What cost segregation does for you
All cost segregation deductions apply directly against any ordinary income with no cap. On a $2 million property, $600,000 in first-year deductions at 37% produces $222,000 in immediate tax savings — fully usable against W-2 or business income in the year delivered.
Category 3 · No REP Required
Short-Term Rental Owner
Airbnb host, VRBO owner, vacation rental investor — any property where the average stay is 7 days or less and you materially participate in operations.
This is the category most W-2 earners with rental properties have never heard about — and it may be the most powerful path to immediate deductibility without REP status. Under IRC §469(c)(2), a short-term rental property with an average rental period of 7 days or less is simply not a rental activity for passive loss purposes.

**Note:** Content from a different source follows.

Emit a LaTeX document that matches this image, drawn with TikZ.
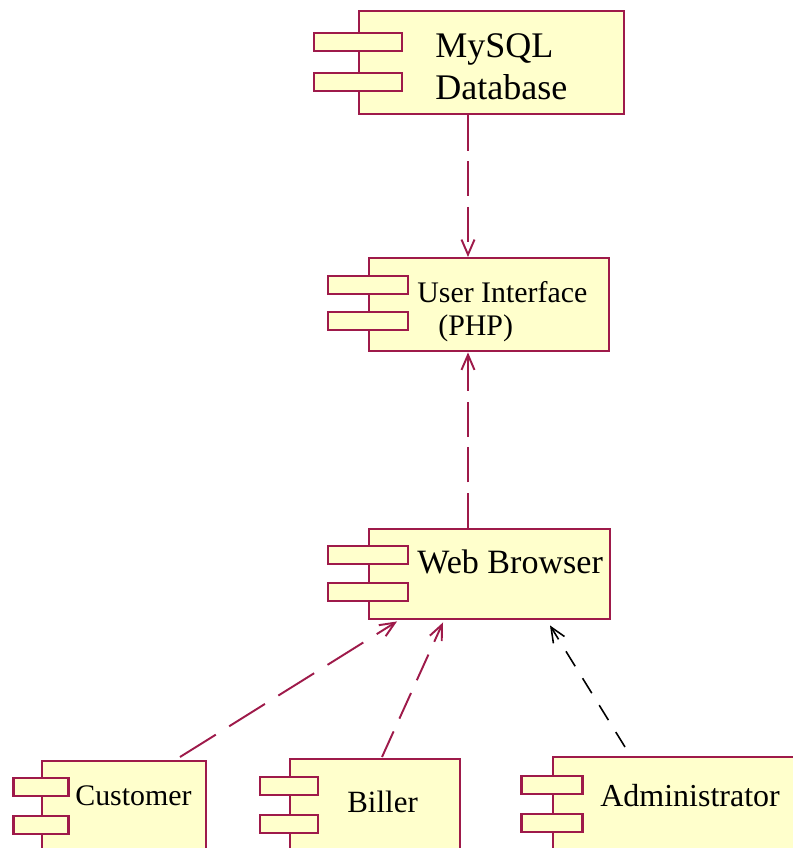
\documentclass[tikz,border=0pt]{standalone}
\usepackage{fontspec}
\setmainfont{Liberation Serif}
\usetikzlibrary{arrows.meta,calc}
\definecolor{wine}{HTML}{9E1A4A}
\definecolor{cream}{HTML}{FFFFCC}

\begin{document}
\begin{tikzpicture}[x=0.02cm,y=-0.02cm,>={Straight Barb[length=3mm,width=2.6mm]},
  comp/.style={draw=wine,fill=cream,line width=1.4pt,anchor=north west,inner sep=0pt},
  tab/.style={draw=wine,fill=cream,line width=1.4pt,inner sep=0pt,minimum height=0.37cm},
  lbl/.style={anchor=base west,inner sep=0pt},
  dep/.style={->,wine,line width=1.1pt,dash pattern=on 20pt off 6pt}]
  \useasboundingbox (0,0) rectangle (792,848);
  % components
  \node[comp,minimum width=5.3cm,minimum height=2.06cm] (db) at (358,10) {};
  \node[comp,minimum width=4.8cm,minimum height=1.86cm] (ui) at (368,257) {};
  \node[comp,minimum width=4.82cm,minimum height=1.8cm] (wb) at (368,528) {};
  \node[comp,minimum width=3.28cm,minimum height=2.4cm] (cu) at (41,760) {};
  \node[comp,minimum width=3.4cm,minimum height=2.4cm] (bi) at (289,758) {};
  \node[comp,minimum width=5.16cm,minimum height=2.4cm] (ad) at (552,756) {};
  % the two tabs on the left side
  \foreach \c/\w/\a/\b in {db/1.76cm/32/72,ui/1.6cm/28/64,wb/1.6cm/27/64,
                           cu/1.1cm/27/65,bi/1.16cm/28/66,ad/1.22cm/29/67}{
    \node[tab,minimum width=\w] (\c-tab1) at ($(\c.north west)+(0,\a)$) {};
    \node[tab,minimum width=\w] (\c-tab2) at ($(\c.north west)+(0,\b)$) {};
  }
  % names
  \node[lbl,font=\fontsize{20.5}{24}\selectfont] (db-name1) at (435,58) {MySQL};
  \node[lbl,font=\fontsize{20.5}{24}\selectfont] (db-name2) at (435,99) {Database};
  \node[lbl,font=\fontsize{17}{20}\selectfont] (ui-name1) at (417,302) {User Interface};
  \node[lbl,font=\fontsize{17}{20}\selectfont] (ui-name2) at (438,335) {(PHP)};
  \node[lbl,font=\fontsize{19.4}{23}\selectfont] (wb-name) at (417,573) {Web Browser};
  \node[lbl,font=\fontsize{17}{20}\selectfont] (cu-name) at (75,805) {Customer};
  \node[lbl,font=\fontsize{17.6}{21}\selectfont] (bi-name) at (347,812) {Biller};
  \node[lbl,font=\fontsize{18.2}{22}\selectfont] (ad-name) at (600,806) {Administrator};
  % dependencies
  \draw[dep] ($(db.south west)+(110,0)$) -- ($(ui.north west)+(100,0)$);
  \draw[dep] ($(wb.north west)+(100,0)$) -- ($(ui.south west)+(100,0)$);
  \draw[dep,dash pattern=on 24pt off 9pt] ($(cu.north west)+(139,-3)$) -- ($(wb.south west)+(29,1)$);
  \draw[dep,dash pattern=on 16pt off 8pt] ($(bi.north west)+(93,-1)$) -- ($(wb.south west)+(75,2)$);
  \draw[dep,black,line width=0.9pt,dash pattern=on 10pt off 8pt] ($(ad.north west)+(73,-9)$) -- ($(wb.south west)+(182,5)$);
\end{tikzpicture}
\end{document}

The passive activity rules do not apply. If you materially participate (100+ hours per year AND more hours than any property manager or co-host you hire), all cost segregation deductions are non-passive and offset any ordinary income immediately. A physician earning $500,000 in W-2 income who owns a beach house on Airbnb — and manages it themselves — can use the full cost segregation deduction against their salary. No REP status required. No 750-hour threshold. Just the 7-day average and material participation.
What cost segregation does for you
Deductions are non-passive and immediately usable against W-2 income, business income, or any ordinary income. For high-income W-2 earners with qualifying STR properties, this is often the single highest-ROI tax strategy available.